------ Records provided ------

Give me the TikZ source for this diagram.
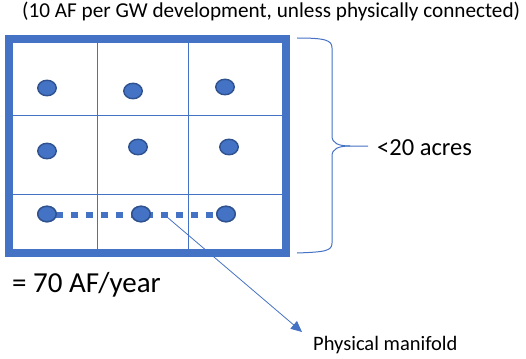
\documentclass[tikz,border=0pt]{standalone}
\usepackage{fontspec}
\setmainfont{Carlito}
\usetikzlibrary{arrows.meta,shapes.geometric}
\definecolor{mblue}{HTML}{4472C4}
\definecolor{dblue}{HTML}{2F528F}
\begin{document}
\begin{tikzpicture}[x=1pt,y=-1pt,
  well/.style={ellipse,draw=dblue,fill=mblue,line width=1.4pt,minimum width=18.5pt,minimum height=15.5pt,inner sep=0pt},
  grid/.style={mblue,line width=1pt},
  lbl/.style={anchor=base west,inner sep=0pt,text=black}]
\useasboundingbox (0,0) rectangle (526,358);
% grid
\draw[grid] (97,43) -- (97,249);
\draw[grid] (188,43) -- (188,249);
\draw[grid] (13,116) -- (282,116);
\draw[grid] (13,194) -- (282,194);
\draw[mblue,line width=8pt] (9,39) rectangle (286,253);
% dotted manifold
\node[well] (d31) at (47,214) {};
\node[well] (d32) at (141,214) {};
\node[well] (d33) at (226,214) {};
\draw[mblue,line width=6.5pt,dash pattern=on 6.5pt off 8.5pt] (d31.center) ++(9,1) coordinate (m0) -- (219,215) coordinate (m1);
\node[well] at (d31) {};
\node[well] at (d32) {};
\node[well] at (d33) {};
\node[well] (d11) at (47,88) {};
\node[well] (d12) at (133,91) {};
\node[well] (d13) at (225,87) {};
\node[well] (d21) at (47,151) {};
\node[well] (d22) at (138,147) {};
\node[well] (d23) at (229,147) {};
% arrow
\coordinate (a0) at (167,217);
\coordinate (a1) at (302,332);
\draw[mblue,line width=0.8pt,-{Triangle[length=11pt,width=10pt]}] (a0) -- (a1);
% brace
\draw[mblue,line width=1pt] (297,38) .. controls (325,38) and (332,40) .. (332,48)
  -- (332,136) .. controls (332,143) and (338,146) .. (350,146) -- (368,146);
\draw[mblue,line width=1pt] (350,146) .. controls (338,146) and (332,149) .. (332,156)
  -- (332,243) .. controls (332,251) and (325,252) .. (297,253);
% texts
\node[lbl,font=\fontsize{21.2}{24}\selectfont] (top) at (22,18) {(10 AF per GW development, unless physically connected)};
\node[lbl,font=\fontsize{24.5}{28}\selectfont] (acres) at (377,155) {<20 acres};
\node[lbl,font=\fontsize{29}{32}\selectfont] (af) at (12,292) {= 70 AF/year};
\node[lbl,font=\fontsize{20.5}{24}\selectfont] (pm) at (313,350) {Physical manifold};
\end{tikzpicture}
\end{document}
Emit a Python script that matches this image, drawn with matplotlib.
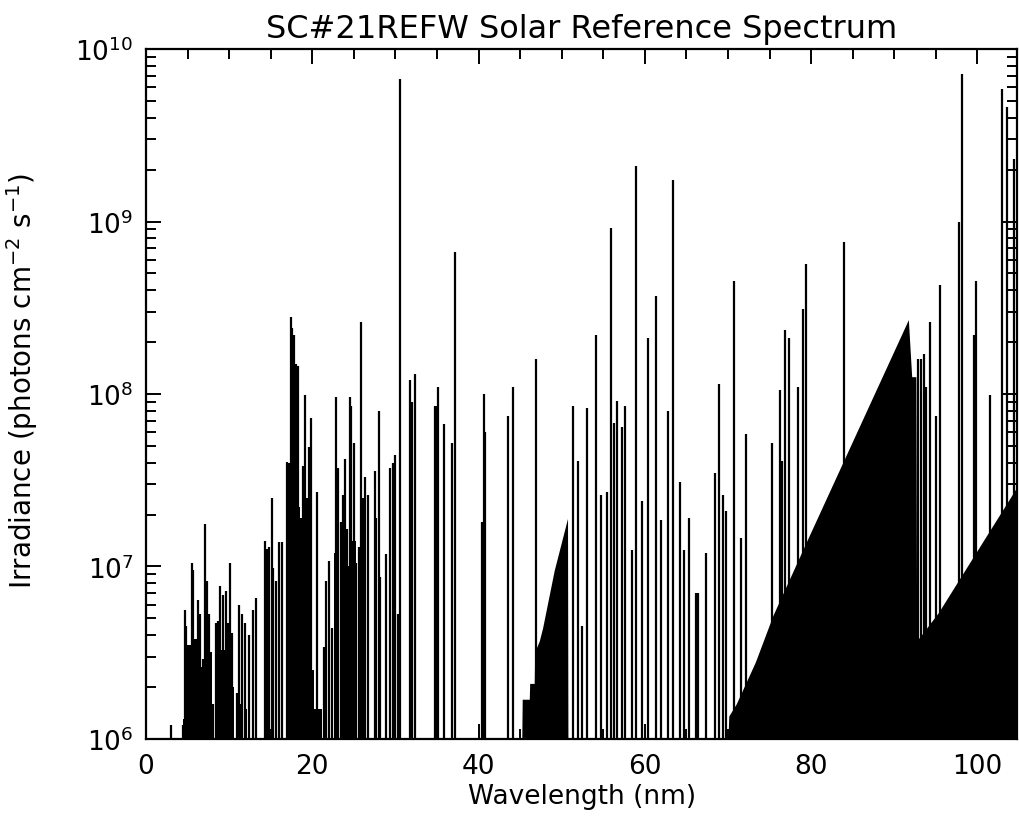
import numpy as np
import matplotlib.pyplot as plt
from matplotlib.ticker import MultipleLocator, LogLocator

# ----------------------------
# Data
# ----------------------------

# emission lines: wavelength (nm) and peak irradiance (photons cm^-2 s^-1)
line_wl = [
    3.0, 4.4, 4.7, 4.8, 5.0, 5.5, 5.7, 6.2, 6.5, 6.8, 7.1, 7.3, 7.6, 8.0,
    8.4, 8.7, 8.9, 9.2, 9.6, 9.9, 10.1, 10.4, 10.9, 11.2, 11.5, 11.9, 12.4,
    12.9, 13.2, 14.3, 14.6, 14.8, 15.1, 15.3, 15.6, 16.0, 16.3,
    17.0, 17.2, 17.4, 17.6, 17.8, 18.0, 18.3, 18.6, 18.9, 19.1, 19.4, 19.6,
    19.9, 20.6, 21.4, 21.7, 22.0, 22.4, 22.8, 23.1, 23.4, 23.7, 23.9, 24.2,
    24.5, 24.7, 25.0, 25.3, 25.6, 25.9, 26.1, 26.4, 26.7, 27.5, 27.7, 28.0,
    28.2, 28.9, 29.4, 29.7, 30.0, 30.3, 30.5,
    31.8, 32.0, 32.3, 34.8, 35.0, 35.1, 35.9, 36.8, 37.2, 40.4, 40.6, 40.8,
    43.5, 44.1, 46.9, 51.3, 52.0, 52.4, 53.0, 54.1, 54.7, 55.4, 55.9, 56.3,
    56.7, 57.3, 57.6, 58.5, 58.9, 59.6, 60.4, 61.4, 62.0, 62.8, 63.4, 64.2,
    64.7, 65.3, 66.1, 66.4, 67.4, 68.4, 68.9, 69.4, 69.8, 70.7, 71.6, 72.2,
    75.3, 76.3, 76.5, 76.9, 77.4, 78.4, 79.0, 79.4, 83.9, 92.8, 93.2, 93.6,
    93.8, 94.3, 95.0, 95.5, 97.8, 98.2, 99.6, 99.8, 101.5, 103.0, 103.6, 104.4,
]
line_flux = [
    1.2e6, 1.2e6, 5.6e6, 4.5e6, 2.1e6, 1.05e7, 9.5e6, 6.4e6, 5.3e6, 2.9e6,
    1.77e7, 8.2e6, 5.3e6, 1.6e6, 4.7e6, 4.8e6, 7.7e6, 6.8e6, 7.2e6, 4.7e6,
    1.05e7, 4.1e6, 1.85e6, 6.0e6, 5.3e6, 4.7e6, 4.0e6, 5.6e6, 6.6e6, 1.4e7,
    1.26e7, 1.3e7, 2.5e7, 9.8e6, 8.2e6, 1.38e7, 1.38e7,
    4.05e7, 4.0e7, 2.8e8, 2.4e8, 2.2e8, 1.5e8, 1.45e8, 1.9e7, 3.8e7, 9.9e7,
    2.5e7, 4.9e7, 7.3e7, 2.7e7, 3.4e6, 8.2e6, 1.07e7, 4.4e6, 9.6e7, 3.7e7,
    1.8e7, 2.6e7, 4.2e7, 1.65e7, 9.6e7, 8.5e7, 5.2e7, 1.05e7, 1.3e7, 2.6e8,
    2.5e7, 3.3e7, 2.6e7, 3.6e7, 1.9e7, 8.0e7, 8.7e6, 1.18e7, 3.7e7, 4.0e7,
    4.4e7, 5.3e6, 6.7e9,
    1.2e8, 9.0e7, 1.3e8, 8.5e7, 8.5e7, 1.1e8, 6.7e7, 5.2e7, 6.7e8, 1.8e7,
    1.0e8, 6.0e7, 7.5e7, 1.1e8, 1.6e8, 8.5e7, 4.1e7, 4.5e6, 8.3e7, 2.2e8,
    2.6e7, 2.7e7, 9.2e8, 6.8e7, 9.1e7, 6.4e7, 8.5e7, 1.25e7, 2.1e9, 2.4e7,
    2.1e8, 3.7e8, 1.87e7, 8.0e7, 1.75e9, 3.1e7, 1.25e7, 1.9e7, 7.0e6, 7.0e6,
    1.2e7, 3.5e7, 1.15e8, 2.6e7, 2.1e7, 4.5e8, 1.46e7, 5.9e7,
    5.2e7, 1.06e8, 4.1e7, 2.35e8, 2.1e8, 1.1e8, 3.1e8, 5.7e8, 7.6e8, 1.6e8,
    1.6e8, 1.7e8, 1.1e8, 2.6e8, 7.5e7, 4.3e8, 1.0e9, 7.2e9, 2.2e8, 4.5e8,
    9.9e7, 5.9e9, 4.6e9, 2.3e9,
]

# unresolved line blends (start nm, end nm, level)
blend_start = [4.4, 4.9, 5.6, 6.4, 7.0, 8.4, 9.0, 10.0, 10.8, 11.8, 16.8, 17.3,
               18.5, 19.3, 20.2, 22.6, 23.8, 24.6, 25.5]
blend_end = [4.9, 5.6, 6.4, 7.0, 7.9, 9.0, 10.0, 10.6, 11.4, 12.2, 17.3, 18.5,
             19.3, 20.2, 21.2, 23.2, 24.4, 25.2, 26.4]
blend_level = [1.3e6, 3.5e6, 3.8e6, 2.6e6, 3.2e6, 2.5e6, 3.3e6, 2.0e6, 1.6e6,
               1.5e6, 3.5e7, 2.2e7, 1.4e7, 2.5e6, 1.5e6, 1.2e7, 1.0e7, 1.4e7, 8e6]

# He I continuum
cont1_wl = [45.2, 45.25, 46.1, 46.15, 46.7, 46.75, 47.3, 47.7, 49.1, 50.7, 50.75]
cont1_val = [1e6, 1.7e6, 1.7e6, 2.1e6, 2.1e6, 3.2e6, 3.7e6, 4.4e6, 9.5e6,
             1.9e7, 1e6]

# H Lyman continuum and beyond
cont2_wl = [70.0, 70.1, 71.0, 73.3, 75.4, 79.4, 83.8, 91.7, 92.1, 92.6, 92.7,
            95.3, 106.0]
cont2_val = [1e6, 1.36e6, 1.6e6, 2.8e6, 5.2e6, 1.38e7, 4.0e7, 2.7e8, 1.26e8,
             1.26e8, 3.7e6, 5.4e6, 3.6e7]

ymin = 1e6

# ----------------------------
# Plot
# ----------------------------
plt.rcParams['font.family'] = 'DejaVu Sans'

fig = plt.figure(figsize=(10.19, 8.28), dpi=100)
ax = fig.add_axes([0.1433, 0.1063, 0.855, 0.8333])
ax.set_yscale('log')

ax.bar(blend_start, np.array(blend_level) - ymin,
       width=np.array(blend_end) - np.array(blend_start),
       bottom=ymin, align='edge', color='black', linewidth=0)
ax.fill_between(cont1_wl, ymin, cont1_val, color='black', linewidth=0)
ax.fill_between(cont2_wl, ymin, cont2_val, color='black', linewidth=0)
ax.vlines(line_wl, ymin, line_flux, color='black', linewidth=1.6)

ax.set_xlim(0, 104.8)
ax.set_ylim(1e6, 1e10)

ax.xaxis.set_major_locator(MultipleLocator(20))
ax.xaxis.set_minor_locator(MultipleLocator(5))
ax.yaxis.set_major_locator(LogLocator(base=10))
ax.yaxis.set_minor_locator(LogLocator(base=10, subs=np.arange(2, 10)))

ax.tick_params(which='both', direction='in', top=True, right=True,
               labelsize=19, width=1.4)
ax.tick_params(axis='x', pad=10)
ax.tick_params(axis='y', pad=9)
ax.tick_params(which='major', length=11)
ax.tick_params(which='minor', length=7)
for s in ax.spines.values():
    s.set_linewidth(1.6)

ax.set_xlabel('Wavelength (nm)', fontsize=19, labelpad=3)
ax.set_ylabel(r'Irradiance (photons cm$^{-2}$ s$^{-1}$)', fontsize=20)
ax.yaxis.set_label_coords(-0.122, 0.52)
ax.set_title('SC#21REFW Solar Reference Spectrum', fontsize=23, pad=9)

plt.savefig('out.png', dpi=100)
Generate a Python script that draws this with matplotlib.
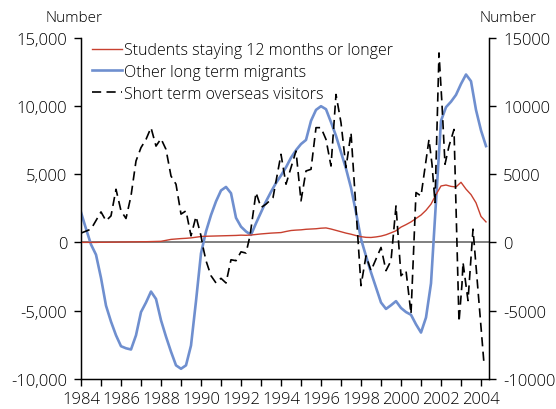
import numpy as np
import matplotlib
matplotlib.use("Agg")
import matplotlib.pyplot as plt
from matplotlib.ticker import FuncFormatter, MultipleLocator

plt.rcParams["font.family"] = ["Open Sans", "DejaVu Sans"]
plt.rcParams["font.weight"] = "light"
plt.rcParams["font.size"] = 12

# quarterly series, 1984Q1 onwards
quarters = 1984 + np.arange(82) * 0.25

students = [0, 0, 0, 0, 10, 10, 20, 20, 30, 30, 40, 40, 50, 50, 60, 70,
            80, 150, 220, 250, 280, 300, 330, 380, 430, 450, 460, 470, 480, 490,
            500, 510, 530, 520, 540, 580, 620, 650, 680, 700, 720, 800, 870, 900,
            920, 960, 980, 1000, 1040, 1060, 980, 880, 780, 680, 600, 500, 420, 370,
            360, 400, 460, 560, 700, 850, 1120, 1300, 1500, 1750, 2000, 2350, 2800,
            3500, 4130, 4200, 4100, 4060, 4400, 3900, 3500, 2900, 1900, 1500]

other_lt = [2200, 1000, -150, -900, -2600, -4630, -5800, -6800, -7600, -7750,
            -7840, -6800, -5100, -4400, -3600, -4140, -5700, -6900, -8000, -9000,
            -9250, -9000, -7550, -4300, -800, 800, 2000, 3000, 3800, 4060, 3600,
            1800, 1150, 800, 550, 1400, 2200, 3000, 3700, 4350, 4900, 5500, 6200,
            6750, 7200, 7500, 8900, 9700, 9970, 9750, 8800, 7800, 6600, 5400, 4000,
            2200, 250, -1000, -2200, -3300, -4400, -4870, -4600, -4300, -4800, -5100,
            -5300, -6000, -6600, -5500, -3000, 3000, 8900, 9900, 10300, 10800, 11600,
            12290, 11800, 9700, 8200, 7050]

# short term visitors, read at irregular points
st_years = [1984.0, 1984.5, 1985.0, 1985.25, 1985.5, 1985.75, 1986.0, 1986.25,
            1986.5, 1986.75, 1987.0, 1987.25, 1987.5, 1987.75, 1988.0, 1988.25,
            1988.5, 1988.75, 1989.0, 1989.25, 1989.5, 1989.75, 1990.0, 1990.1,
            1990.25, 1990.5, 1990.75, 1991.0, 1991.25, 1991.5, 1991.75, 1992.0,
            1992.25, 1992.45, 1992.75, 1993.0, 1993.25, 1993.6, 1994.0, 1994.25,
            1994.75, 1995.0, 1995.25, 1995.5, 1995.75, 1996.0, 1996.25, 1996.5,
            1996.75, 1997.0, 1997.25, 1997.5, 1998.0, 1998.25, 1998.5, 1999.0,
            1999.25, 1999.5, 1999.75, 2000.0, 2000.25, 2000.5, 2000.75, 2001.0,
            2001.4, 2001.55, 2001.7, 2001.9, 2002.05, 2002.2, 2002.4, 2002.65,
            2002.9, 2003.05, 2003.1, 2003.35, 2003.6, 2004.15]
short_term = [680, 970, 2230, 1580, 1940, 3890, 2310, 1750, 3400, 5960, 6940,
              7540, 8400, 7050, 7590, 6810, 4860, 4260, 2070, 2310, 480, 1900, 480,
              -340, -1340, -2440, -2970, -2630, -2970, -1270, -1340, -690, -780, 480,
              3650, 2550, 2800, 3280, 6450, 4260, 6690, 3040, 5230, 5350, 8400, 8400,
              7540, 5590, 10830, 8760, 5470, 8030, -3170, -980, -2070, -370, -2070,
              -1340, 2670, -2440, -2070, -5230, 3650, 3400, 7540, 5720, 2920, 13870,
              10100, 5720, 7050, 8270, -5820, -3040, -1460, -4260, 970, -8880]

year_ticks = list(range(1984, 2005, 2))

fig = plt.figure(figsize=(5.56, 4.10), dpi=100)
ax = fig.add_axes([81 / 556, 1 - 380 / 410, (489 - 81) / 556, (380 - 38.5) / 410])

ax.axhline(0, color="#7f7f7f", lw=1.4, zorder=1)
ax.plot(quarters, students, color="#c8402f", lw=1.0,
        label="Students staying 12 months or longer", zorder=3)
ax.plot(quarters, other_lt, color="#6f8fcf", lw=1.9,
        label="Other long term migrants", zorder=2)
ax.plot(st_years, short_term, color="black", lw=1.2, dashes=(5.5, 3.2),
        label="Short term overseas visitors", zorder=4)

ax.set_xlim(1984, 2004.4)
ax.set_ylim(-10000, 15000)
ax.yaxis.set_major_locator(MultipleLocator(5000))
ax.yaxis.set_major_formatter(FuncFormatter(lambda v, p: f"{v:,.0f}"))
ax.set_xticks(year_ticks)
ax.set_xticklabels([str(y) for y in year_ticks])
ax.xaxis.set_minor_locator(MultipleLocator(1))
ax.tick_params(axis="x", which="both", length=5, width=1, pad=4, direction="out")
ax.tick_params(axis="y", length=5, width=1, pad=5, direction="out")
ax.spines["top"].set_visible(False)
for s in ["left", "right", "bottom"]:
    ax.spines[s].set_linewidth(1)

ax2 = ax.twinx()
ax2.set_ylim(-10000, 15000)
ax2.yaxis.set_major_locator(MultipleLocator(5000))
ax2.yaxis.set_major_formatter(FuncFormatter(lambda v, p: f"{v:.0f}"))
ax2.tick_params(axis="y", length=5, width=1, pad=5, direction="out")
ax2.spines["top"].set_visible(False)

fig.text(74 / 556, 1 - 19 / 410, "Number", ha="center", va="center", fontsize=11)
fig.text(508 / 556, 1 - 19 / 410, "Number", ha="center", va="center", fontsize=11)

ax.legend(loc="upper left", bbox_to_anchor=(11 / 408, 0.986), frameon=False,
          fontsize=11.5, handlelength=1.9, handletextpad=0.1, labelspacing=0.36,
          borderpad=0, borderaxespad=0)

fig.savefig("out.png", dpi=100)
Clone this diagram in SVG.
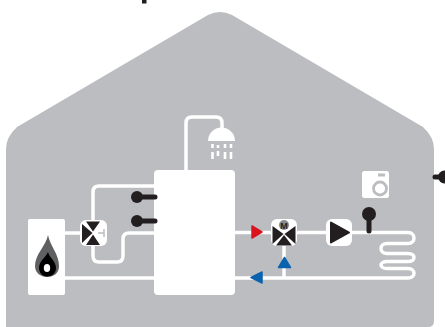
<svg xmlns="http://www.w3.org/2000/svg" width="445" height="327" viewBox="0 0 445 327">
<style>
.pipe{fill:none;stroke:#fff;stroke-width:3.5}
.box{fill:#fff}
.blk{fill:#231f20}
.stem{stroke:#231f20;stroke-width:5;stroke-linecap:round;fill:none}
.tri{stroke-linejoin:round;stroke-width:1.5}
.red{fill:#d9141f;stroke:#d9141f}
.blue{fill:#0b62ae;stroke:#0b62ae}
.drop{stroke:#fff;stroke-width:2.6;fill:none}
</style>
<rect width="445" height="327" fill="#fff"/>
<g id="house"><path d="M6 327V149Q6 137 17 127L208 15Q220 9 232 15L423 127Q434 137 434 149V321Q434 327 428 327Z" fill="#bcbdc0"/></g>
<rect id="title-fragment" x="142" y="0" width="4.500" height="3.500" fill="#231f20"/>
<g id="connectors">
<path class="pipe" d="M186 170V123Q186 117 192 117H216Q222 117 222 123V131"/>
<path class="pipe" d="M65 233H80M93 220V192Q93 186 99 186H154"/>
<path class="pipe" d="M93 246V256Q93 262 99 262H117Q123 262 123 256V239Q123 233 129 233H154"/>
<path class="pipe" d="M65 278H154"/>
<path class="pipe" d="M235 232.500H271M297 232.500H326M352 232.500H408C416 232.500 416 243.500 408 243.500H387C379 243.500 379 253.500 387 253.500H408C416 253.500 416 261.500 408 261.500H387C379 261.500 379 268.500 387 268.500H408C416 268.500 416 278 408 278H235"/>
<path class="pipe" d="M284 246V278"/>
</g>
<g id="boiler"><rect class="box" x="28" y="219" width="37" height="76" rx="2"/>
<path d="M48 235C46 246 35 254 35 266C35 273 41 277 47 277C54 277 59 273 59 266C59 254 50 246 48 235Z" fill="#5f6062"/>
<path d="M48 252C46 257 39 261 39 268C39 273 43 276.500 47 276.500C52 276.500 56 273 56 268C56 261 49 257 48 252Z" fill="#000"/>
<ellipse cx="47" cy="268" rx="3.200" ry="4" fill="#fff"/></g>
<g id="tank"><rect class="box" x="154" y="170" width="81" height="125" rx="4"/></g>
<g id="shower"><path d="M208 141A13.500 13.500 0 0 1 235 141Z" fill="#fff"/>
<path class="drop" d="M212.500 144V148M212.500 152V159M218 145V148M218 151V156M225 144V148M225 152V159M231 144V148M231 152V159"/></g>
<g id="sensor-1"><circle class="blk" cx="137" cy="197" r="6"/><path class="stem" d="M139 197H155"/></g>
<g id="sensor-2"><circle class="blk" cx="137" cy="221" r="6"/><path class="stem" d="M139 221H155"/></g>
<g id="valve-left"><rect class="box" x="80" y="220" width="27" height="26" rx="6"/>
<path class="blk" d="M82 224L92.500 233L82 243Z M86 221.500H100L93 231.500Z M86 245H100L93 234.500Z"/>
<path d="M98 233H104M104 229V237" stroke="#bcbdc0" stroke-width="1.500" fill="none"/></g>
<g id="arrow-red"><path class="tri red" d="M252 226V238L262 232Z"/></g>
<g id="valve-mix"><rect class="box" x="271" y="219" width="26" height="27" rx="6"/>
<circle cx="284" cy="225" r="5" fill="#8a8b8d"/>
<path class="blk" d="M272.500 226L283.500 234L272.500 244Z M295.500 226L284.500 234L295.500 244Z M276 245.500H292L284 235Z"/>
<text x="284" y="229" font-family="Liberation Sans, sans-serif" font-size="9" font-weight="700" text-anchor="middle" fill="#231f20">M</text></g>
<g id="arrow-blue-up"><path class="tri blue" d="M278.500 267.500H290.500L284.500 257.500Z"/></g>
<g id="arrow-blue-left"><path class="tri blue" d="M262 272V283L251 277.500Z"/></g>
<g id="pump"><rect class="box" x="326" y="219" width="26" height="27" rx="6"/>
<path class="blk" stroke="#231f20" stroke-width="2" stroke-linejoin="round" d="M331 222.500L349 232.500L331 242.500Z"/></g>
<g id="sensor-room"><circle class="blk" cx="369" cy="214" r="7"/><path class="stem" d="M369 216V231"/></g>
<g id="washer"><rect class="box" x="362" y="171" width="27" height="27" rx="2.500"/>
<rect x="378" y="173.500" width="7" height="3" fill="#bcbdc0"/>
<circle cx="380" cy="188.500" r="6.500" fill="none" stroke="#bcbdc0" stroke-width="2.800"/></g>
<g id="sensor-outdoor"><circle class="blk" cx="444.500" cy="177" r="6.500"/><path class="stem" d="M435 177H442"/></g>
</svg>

------

Begin at the line that has "Generate a Python", stop after the line that has "quarters = 1984 + np.arange(82) * 0.25", and reproduce every line between them exactly and nothing else. Pictures stay out of the copy.

* [Task result]:
Generate a Python script that draws this with matplotlib.
import numpy as np
import matplotlib
matplotlib.use("Agg")
import matplotlib.pyplot as plt
from matplotlib.ticker import FuncFormatter, MultipleLocator

plt.rcParams["font.family"] = ["Open Sans", "DejaVu Sans"]
plt.rcParams["font.weight"] = "light"
plt.rcParams["font.size"] = 12

# quarterly series, 1984Q1 onwards
quarters = 1984 + np.arange(82) * 0.25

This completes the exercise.